Major Cartwright’s, (a prominent figure in the radical movement), introduction of well over a hundred debating societies known as Hampden Clubs increased political awareness and they presented their grievances with the system in the form of petition to Parliament The Mass Platform enabled effective orators such as Henry Hunt, to address huge crowds (60 000 people on average) with radical speeches and present potent radical symbols such as the Cap of Liberty to make reference to the influence of the French revolution on the British radical movement.
Although the British radical movement remained constitutional, and merely underlyingly threatened violence through the force of numbers, many radicals saw the French Revolution as a sign of the need for political change, even if they were not prepared to advocate extreme bloodshed and violence of revolution in Britain. The identification of the British radical movement with the French Revolution posed a very serious threat to Lord Liverpool’s government and the existing system – they feared what happened in France would happen in Britain.
The radicals added to the social unrest through the stirring of discontent and indicating to the working classes that by pressing the government for political reform, an end to their problems would come, thus encouraging them to participate in Radical activity. For example, the Luddite movement and Spa Field Riots (open-air meetings as a form of protest). Lord Liverpool’s response to the popular unrest further aggravated the situation. The introduction of the Corn Law in 1815 was in order to guarantee landowner profits at a level to which they had become accustomed during the boom years of the war.
However the radicals and working classes saw it as a piece of class legislation by saving upper class landowners from cheaper foreign grain, stabilising prices and making it more expensive for the consumer. The consequences were riots, petitions and demonstrations, thus worsening general discontent.
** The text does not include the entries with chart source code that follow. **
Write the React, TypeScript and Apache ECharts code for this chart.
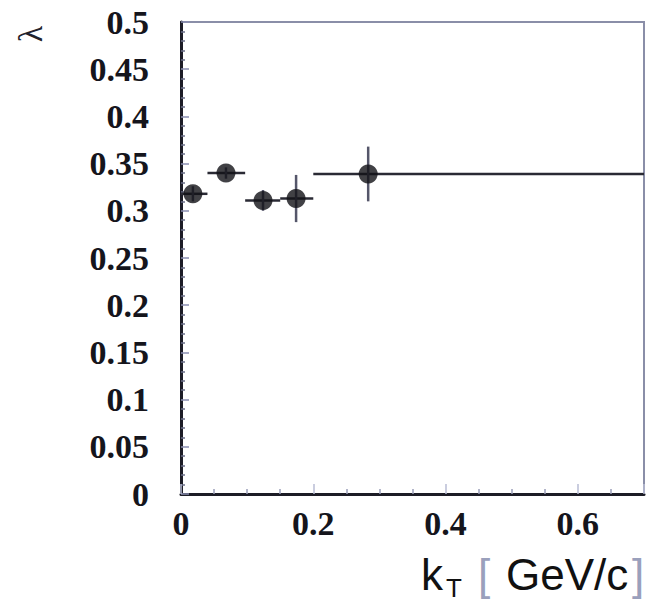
import React, { useEffect, useRef } from "react";
import * as echarts from "echarts";

const kT = [0.018, 0.068, 0.124, 0.174, 0.283];
const lambdaVals = [0.318, 0.340, 0.311, 0.313, 0.339];
const kTLow = [0.0, 0.04, 0.097, 0.15, 0.2];
const kTHigh = [0.04, 0.097, 0.15, 0.2, 0.7];
const lambdaErr = [0.008, 0.006, 0.011, 0.025, 0.029];
const yTickStep = 0.05;
const xTickStep = 0.2;

export default function App() {
  const ref = useRef<HTMLDivElement>(null);
  useEffect(() => {
    if (!ref.current) return;
    const chart = echarts.init(ref.current, null, { renderer: "svg" });
    const axisColor = "#1c1c26";
    const labelFont = {
      fontFamily: "Liberation Serif",
      fontWeight: "bold" as const,
      fontSize: 34,
      color: "#15151c",
    };
    const errData = kT.map((x, i) => [x, lambdaVals[i], kTLow[i], kTHigh[i], lambdaErr[i]]);
    chart.setOption({
      animation: false,
      backgroundColor: "#ffffff",
      grid: {
        left: 181,
        right: 4,
        top: 22,
        bottom: 110,
        show: true,
        borderColor: "#8a8ea8",
        borderWidth: 2,
      },
      xAxis: {
        type: "value",
        min: 0,
        max: 0.7,
        interval: xTickStep,
        axisLine: { show: true, lineStyle: { color: axisColor, width: 3 } },
        axisTick: { show: true, inside: true, length: 10, lineStyle: { color: "#b8bcd4", width: 1.5 } },
        minorTick: { show: true, splitNumber: 4, length: 5, lineStyle: { color: "#9a9eb8", width: 1.5 } },
        splitLine: { show: false },
        axisLabel: {
          ...labelFont,
          margin: 12,
          showMaxLabel: false,
          formatter: (v: number) => String(+v.toFixed(2)),
        },
      },
      yAxis: [
        {
          type: "value",
          min: 0,
          max: 0.5,
          interval: yTickStep,
          axisLine: { show: true, lineStyle: { color: axisColor, width: 3 } },
          axisTick: { show: true, inside: true, length: 8, lineStyle: { color: "#8a8eb0", width: 1.5 } },
          minorTick: { show: true, splitNumber: 5, length: 4, lineStyle: { color: "#6a6e88", width: 1.5 } },
          splitLine: { show: false },
          axisLabel: {
            ...labelFont,
            margin: 32,
            formatter: (v: number) => String(+v.toFixed(2)),
          },
        },
        {
          type: "value",
          position: "left",
          offset: 151,
          min: 0,
          max: 0.5,
          axisLine: { show: false },
          axisTick: { show: false },
          axisLabel: { show: false },
          splitLine: { show: false },
          name: "λ",
          nameLocation: "end",
          nameRotate: 90,
          nameGap: -12,
          nameTextStyle: {
            fontSize: 34,
            fontFamily: "Liberation Serif",
            color: "#22222c",
            align: "center",
            verticalAlign: "middle",
          },
        },
      ],
      series: [
        {
          type: "custom",
          data: errData,
          renderItem: (params: any, api: any) => {
            const x = api.value(0);
            const y = api.value(1);
            const xl = api.value(2);
            const xh = api.value(3);
            const e = api.value(4);
            const pL = api.coord([xl, y]);
            const pH = api.coord([xh, y]);
            const pB = api.coord([x, y - e]);
            const pT = api.coord([x, y + e]);
            const style = { stroke: "#2a2a34", lineWidth: 2.5 };
            return {
              type: "group",
              children: [
                { type: "line", shape: { x1: pL[0], y1: pL[1], x2: pH[0], y2: pH[1] }, style },
                { type: "line", shape: { x1: pB[0], y1: pB[1], x2: pT[0], y2: pT[1] }, style: { stroke: "#55566a", lineWidth: 2.5 } },
              ],
            };
          },
          z: 2,
        },
        {
          type: "scatter",
          data: kT.map((x, i) => [x, lambdaVals[i]]),
          symbol: "circle",
          symbolSize: 19,
          itemStyle: { color: "#111116" },
          z: 3,
        },
      ],
      graphic: [
        {
          type: "text",
          x: 421,
          y: 574,
          style: { text: "k", fontSize: 44, fontFamily: "Liberation Sans", fill: "#111", verticalAlign: "middle" },
        },
        {
          type: "text",
          x: 446,
          y: 588,
          style: { text: "T", fontSize: 26, fontFamily: "Liberation Sans", fill: "#111", verticalAlign: "middle" },
        },
        {
          type: "text",
          x: 478,
          y: 574,
          style: { text: "[", fontSize: 44, fontFamily: "Liberation Sans", fill: "#9aa0bc", verticalAlign: "middle" },
        },
        {
          type: "text",
          x: 506,
          y: 574,
          style: { text: "GeV/c", fontSize: 44, fontFamily: "Liberation Sans", fill: "#111", verticalAlign: "middle" },
        },
        {
          type: "text",
          x: 632,
          y: 574,
          style: { text: "]", fontSize: 44, fontFamily: "Liberation Sans", fill: "#9aa0bc", verticalAlign: "middle" },
        },
      ],
    });
    return () => chart.dispose();
  }, []);
  return <div ref={ref} style={{ width: 648, height: 604, position: "absolute", left: 0, top: 0 }} />;
}
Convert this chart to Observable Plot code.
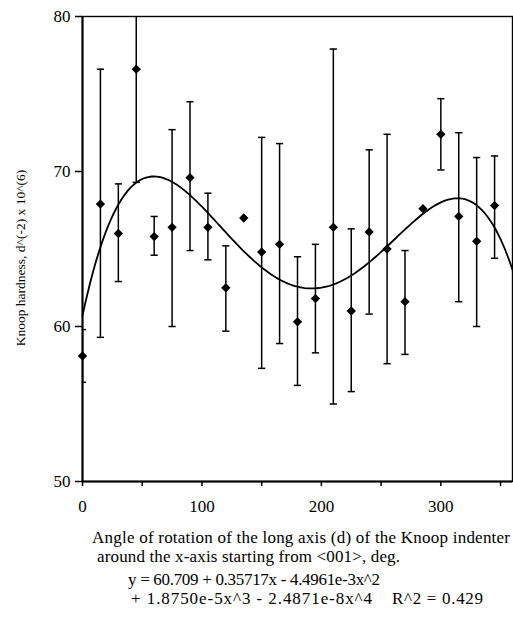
<!DOCTYPE html>
<html>
<head>
<meta charset="utf-8">
<script src="https://cdn.jsdelivr.net/npm/d3@7"></script>
<script src="https://cdn.jsdelivr.net/npm/@observablehq/plot@0.6"></script>
<style>
  html, body { margin: 0; padding: 0; background: #fff; }
  #wrap { width: 513px; height: 620px; background: #fff; overflow: hidden; }
  #wrap svg { display: block; }
</style>
</head>
<body>
<div id="wrap"></div>
<script>
// Measurement angles (deg)
const angles = [0, 15, 30, 45, 60, 75, 90, 105, 120, 135, 150, 165, 180, 195, 210, 225, 240, 255, 270, 285, 300, 315, 330, 345];
// Mean Knoop hardness
const hardness = [58.1, 67.9, 66.0, 76.6, 65.8, 66.4, 69.6, 66.4, 62.5, 67.0, 64.8, 65.3, 60.3, 61.8, 66.4, 61.0, 66.1, 65.0, 61.6, 67.6, 72.4, 67.1, 65.5, 67.8];
// Error bar lower / upper limits (null = no bar)
const errLow  = [56.4, 59.3, 62.9, 69.3, 64.6, 60.0, 64.9, 64.3, 59.7, null, 57.3, 58.9, 56.2, 58.3, 55.0, 55.8, 60.8, 57.6, 58.2, null, 70.1, 61.6, 60.0, 64.4];
const errHigh = [59.8, 76.6, 69.2, 83.9, 67.1, 72.7, 74.5, 68.6, 65.2, null, 72.2, 71.8, 64.5, 65.3, 77.9, 66.3, 71.4, 72.4, 64.9, null, 74.7, 72.5, 70.9, 71.0];
// Fitted 4th-order polynomial coefficients (from the chart's equation)
const fitCoefficients = [60.709, 0.35717, -4.4961e-3, 1.8750e-5, -2.4871e-8];
// Axis ticks
const xLabelTicks = [0, 100, 200, 300];
const xMinorTicks = [50, 150, 250, 350];
const yTicks = [50, 60, 70, 80];
// Texts
const yLabel = "Knoop hardness, d^(-2) x 10^(6)";
const xLabelLines = ["Angle of rotation of the long axis (d) of the Knoop indenter", "around the x-axis starting from <001>, deg."];
const equationLines = ["y = 60.709 + 0.35717x - 4.4961e-3x^2", "+ 1.8750e-5x^3 - 2.4871e-8x^4", "R^2 = 0.429"];

const serif = "'Liberation Serif', 'Times New Roman', serif";
const points = angles.map((a, i) => ({x: a, y: hardness[i], lo: errLow[i], hi: errHigh[i]}));
const bars = points.filter(d => d.lo != null);
const curve = d3.range(0, 360.001, 2).map(x => ({
  x, y: fitCoefficients.reduce((s, c, k) => s + c * Math.pow(x, k), 0)
}));

const capSymbol = {
  draw(ctx, size) {
    const r = Math.sqrt(size / Math.PI);
    ctx.moveTo(-r, 0);
    ctx.lineTo(r, 0);
  }
};

const chart = Plot.plot({
  width: 513,
  height: 520,
  marginLeft: 82,
  marginRight: 1,
  marginTop: 16,
  marginBottom: 39,
  style: {fontFamily: serif, fontSize: "17px", color: "#000", background: "#fff"},
  x: {domain: [0, 360]},
  y: {domain: [50, 80]},
  marks: [
    Plot.axisX({ticks: xMinorTicks, tickSize: 5, tickFormat: () => "", label: null, strokeWidth: 1.5}),
    Plot.axisX({ticks: xLabelTicks, tickSize: 5, tickPadding: 13, label: null, strokeWidth: 1.5, fontFamily: serif, fontSize: 17}),
    Plot.axisY({ticks: yTicks, tickSize: 7, tickPadding: 5, label: null, strokeWidth: 1.5, fontFamily: serif, fontSize: 17}),
    Plot.frame({stroke: "#000", strokeWidth: 1.4}),
    Plot.ruleX([0], {stroke: "#000", strokeWidth: 2}),
    Plot.ruleY([50], {stroke: "#000", strokeWidth: 2}),
    Plot.ruleX(bars, {x: "x", y1: "lo", y2: "hi", stroke: "#000", strokeWidth: 1.5, clip: true}),
    Plot.dot(bars, {x: "x", y: "lo", symbol: capSymbol, r: 3.6, stroke: "#000", strokeWidth: 1.5, fill: "none", clip: true}),
    Plot.dot(bars, {x: "x", y: "hi", symbol: capSymbol, r: 3.6, stroke: "#000", strokeWidth: 1.5, fill: "none", clip: true}),
    Plot.line(curve, {x: "x", y: "y", stroke: "#000", strokeWidth: 1.8}),
    Plot.dot(points, {x: "x", y: "y", symbol: "diamond2", r: 4.2, fill: "#000", stroke: "none"}),
    Plot.text([yLabel], {frameAnchor: "left", rotate: -90, dx: -62, dy: 9, fontSize: 13.5, fontFamily: serif, textAnchor: "middle", lineAnchor: "middle", fill: "#000"})
  ]
});
const wrap = document.getElementById("wrap");
wrap.appendChild(chart);

// Caption block below the plot (axis title + fit equation)
const cap = d3.create("svg").attr("width", 513).attr("height", 100)
  .attr("font-family", serif).attr("font-size", 17).attr("fill", "#000");
const capLines = [
  {text: xLabelLines[0], x: 92, y: 23, len: 418},
  {text: xLabelLines[1], x: 97, y: 42, len: 303},
  {text: equationLines[0], x: 128, y: 65, len: 252},
  {text: equationLines[1], x: 131, y: 84, len: 241},
  {text: equationLines[2], x: 392, y: 84, len: 91}
];
cap.selectAll("text").data(capLines).join("text")
  .attr("x", d => d.x).attr("y", d => d.y)
  .attr("textLength", d => d.len).attr("lengthAdjust", "spacing")
  .text(d => d.text);
wrap.appendChild(cap.node());
</script>
</body>
</html>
Another piece of legislation that was viewed by the radicals as being blatant protection of the upper classes, was the Income Tax Repeal of 1816. This saw the income-based tax (the more you earn, the more you pay) being abolished by the aristocratically dominated government, who had born the brunt of the tax.
In order to fill the gap in the revenue, indirect taxation was increased on popular items such as beer and sugar, a measure which hit the poor even harder than the Corn Law as they used these items on a regular basis. The toughening of the Game Laws in 1816, making poaching an offence punishable by up to seven years’ imprisonment was hugely unpopular among the working classes for whom poaching had always been considered a legitimate way of supplementing income. According to the historian E. P Thompson the new Game Laws were, ‘as much as sign of the continued ascendancy of the landowners as was the protection of the Corn Law itself’.
This obvious use of class legislation to protect the interests of the rich while oppressing the poor contributed hugely to the growing unrest, strengthening radical politics and support. In order to establish whether Liverpool’s government were directly or indirectly responsible for the popular unrest, it is necessary to determine exactly what the government were to blame for. In desperate fear of the Radical movement ever assimilating to the extremism of the French revolution, Lord Liverpool’s government used spies to infiltrate the radicals.
They did this to both orchestrate rebellious, non-constitutional acts (so that they could be crushed) and to control and be aware of their plans to prevent any threat of revolt. This is one of the ways in which the government could be seen as directly responsible for the unrest, because they were stirring it themselves. The government also contributed indirectly to the unrest economically, in their introduction of legislation which made the already poor working classes poorer, eg. Corn Laws and Income Tax Repeal, which strengthened radical feeling by worsening the situation.
They contributed indirectly to the social and political unrest by fuelling the radical position. Legislation such as The Suspension of the Habeas Corpus (1817- the suspension of the law that stated one had the right not to be arrested and detained without trial), and The Six Acts (1819 – outlawing mass meetings and restricting radical press) were seen as direct repression of the basic human rights of all British people on the part of the government. Such legislation by the government enabled the radical movemnet to strengthen their case for the government being oppressive and
In the government’s defence many of the problems they faced were unprecedented. For example urbanisation and industrialisation were new social occurences in the name of progress. It would have been unprecedented for a government to behave any differently to the way in which lord Liverpool’s administration did. The government passed legislation such as the Suspension of the Habeas Corpus in order to attempt to maintain law and order, which they, and any government of the time felt was their primary responsibility (above the solving causes of the unrest itself).
This heavy-handed approach to dealing with the discontented situation would have been directly related to fear of a revolution similar to the French occuring in Britain and in protection of the upper classes who were the support and make-up of Lord Liverpool’s administration, and thus to be expected. In addition, the extent of the government use of spies is questionable, because there was much differing of opinion in the interpretations of their use, with some believing that some spies took it upon themselves to incite radical behaviour, outside of their governmental orders (just to spy on radical operations).
Another major issue, is that the government was not directly responsible for the unrepresentative electoral system which was the radical movement’s major opposition to the administration, as it pre-dated them. The economic legislation that they passed, did not make them directly responsible because it was the post-war depression and good corn harvests that caused the economic problems, their laws aggravated the situation rather than caused it.